> [WORK TO BE COMPLETED]: Don't include pictures. Quote the lines below from the first through the line that contains "fig = go.Figure()".

> [DATA]:
==*==
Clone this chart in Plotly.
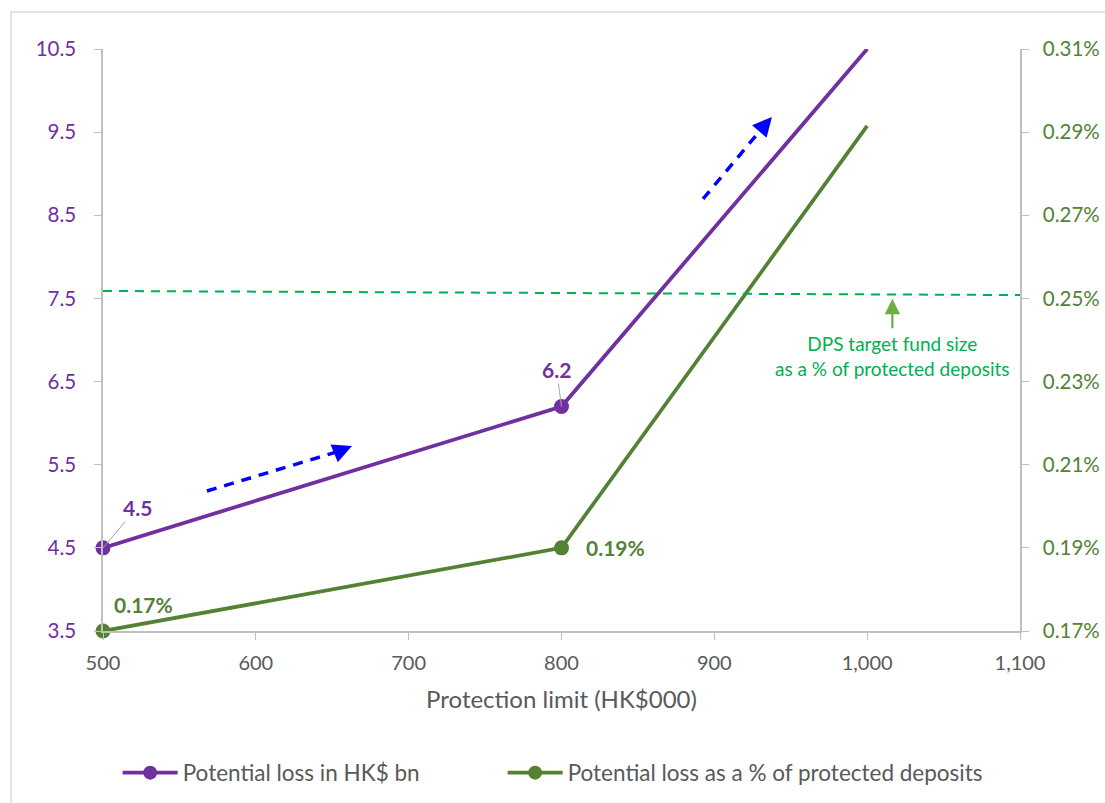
import plotly.graph_objects as go

# Protection limit (HK$000)
limits = [500, 800, 1000]
# Potential loss in HK$ bn
loss_bn = [4.5, 6.2, 10.5]
# Potential loss as a share of protected deposits
loss_pct = [0.0017, 0.0019, 0.002915]
# DPS target fund size as a share of protected deposits
target_pct = [0.002518, 0.002508]

x_ticks = [500, 600, 700, 800, 900, 1000, 1100]
left_ticks = [3.5, 4.5, 5.5, 6.5, 7.5, 8.5, 9.5, 10.5]
right_ticks = [0.0017, 0.0019, 0.0021, 0.0023, 0.0025, 0.0027, 0.0029, 0.0031]

PURPLE = "#7030A0"
GREEN = "#548235"
BRIGHT_GREEN = "#00B050"
ARROW_GREEN = "#70AD47"
GREY = "#BFBFBF"
TEXT = "#595959"
FONT = "Lato"

fig = go.Figure()

series = [
    ("Potential loss in HK$ bn", loss_bn, "y", PURPLE, "legend"),
    ("Potential loss as a % of protected deposits", loss_pct, "y2", GREEN, "legend2"),
]
for name, vals, axis, color, leg in series:
    # plotted line, markers only at the first two points
    fig.add_trace(go.Scatter(
        x=limits, y=vals, name=name, mode="lines+markers", yaxis=axis,
        showlegend=False, cliponaxis=False,
        line=dict(color=color, width=3.75),
        marker=dict(color=color, size=[15, 15, 0], opacity=1, line=dict(width=0)),
    ))
    # legend entry
    fig.add_trace(go.Scatter(
        x=[None], y=[None], name=name, mode="lines+markers", yaxis=axis,
        legend=leg,
        line=dict(color=color, width=3.75),
        marker=dict(color=color, size=14, opacity=1, line=dict(width=0)),
    ))

shapes = []
annotations = []

# Chart border
shapes.append(dict(type="rect", xref="paper", yref="paper",
                   x0=-0.1003, x1=1.2, y0=-0.4, y1=1.0636,
                   line=dict(color="#D9D9D9", width=1.5), layer="below"))

# Target fund size reference line
shapes.append(dict(type="line", xref="x", yref="y2",
                   x0=500, x1=1106, y0=target_pct[0], y1=target_pct[1],
                   line=dict(color=BRIGHT_GREEN, width=2, dash="9px,7px")))

# Trend arrows (dashed shaft + filled head)
trend_arrows = [
    ((568.0, 5.184), (654.8, 5.664), (662.9, 5.725)),
    ((892.6, 8.696), (930.5, 9.530), (937.7, 9.682)),
]
for (sx, sy), (bx, by), (tx, ty) in trend_arrows:
    shapes.append(dict(type="line", xref="x", yref="y",
                       x0=sx, y0=sy, x1=bx, y1=by,
                       line=dict(color="#0000FF", width=3.5, dash="10px,8px")))
    annotations.append(dict(x=tx, y=ty, xref="x", yref="y",
                            ax=bx, ay=by, axref="x", ayref="y",
                            text="", showarrow=True, arrowhead=2,
                            arrowsize=1.1, arrowwidth=3.5, arrowcolor="#0000FF"))

# Data labels
lab_font = dict(family=FONT, size=21, color=PURPLE)
annotations.append(dict(x=limits[0], y=loss_bn[0], xref="x", yref="y",
                        text="<b>4.5</b>", font=lab_font, showarrow=True,
                        arrowhead=0, arrowwidth=1, arrowcolor="#A6A6A6",
                        ax=34, ay=-40))
annotations.append(dict(x=limits[1], y=loss_bn[1], xref="x", yref="y",
                        text="<b>6.2</b>", font=lab_font, showarrow=True,
                        arrowhead=0, arrowwidth=1, arrowcolor="#A6A6A6",
                        ax=-5, ay=-37))
gfont = dict(family=FONT, size=21, color=GREEN)
annotations.append(dict(x=limits[0], y=loss_pct[0], xref="x", yref="y2",
                        text="<b>0.17%</b>", font=gfont, showarrow=False,
                        xshift=40, yshift=27))
annotations.append(dict(x=limits[1], y=loss_pct[1], xref="x", yref="y2",
                        text="<b>0.19%</b>", font=gfont, showarrow=False,
                        xshift=54, yshift=0))

# Target fund size note
annotations.append(dict(x=1016.5, y=0.002499, xref="x", yref="y2",
                        ax=0, ay=31, text="", showarrow=True, arrowhead=2,
                        arrowsize=1.4, arrowwidth=2.2, arrowcolor=ARROW_GREEN))
annotations.append(dict(x=1016.5, y=0.002361, xref="x", yref="y2",
                        text="DPS target fund size<br>as a % of protected deposits",
                        showarrow=False, align="center",
                        font=dict(family=FONT, size=19, color=BRIGHT_GREEN)))

legend_style = dict(orientation="h", xanchor="left", y=-0.244, yanchor="middle",
                    font=dict(family=FONT, size=22.5, color=TEXT),
                    itemwidth=55, bgcolor="rgba(0,0,0,0)")

fig.update_layout(
    width=1105, height=803,
    margin=dict(l=103, r=85, t=49, b=172, autoexpand=False),
    paper_bgcolor="white", plot_bgcolor="white",
    font=dict(family=FONT, color=TEXT),
    showlegend=True,
    legend=dict(x=0.016, **legend_style),
    legend2=dict(x=0.4358, **legend_style),
    xaxis=dict(range=[500, 1100], tickvals=x_ticks, tickformat=",",
               showgrid=False, zeroline=False, automargin=False,
               showline=True, linecolor=GREY, linewidth=1.5,
               ticks="outside", ticklen=7, tickcolor=GREY,
               ticklabelstandoff=6,
               tickfont=dict(family=FONT, size=20, color=TEXT),
               title=dict(text="Protection limit (HK$000)", standoff=18,
                          font=dict(family=FONT, size=24, color=TEXT))),
    yaxis=dict(range=[3.5, 10.5], tickvals=left_ticks, tickformat=".1f",
               showgrid=False, zeroline=False, automargin=False,
               showline=True, linecolor=GREY, linewidth=1.5,
               ticks="outside", ticklen=7, tickcolor=GREY,
               ticklabelstandoff=14,
               tickfont=dict(family=FONT, size=20.5, color=PURPLE)),
    yaxis2=dict(range=[0.0017, 0.0031], tickvals=right_ticks, tickformat=".2%",
                overlaying="y", side="right",
                showgrid=False, zeroline=False, automargin=False,
                showline=True, linecolor=GREY, linewidth=1.5,
                ticks="outside", ticklen=7, tickcolor=GREY,
                ticklabelstandoff=10,
                tickfont=dict(family=FONT, size=20.5, color=GREEN)),
    shapes=shapes,
    annotations=annotations,
)

fig.write_html("out.html")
==*==
> [REPLY TO THE TASK]:
Clone this chart in Plotly.
import plotly.graph_objects as go

# Protection limit (HK$000)
limits = [500, 800, 1000]
# Potential loss in HK$ bn
loss_bn = [4.5, 6.2, 10.5]
# Potential loss as a share of protected deposits
loss_pct = [0.0017, 0.0019, 0.002915]
# DPS target fund size as a share of protected deposits
target_pct = [0.002518, 0.002508]

x_ticks = [500, 600, 700, 800, 900, 1000, 1100]
left_ticks = [3.5, 4.5, 5.5, 6.5, 7.5, 8.5, 9.5, 10.5]
right_ticks = [0.0017, 0.0019, 0.0021, 0.0023, 0.0025, 0.0027, 0.0029, 0.0031]

PURPLE = "#7030A0"
GREEN = "#548235"
BRIGHT_GREEN = "#00B050"
ARROW_GREEN = "#70AD47"
GREY = "#BFBFBF"
TEXT = "#595959"
FONT = "Lato"

fig = go.Figure()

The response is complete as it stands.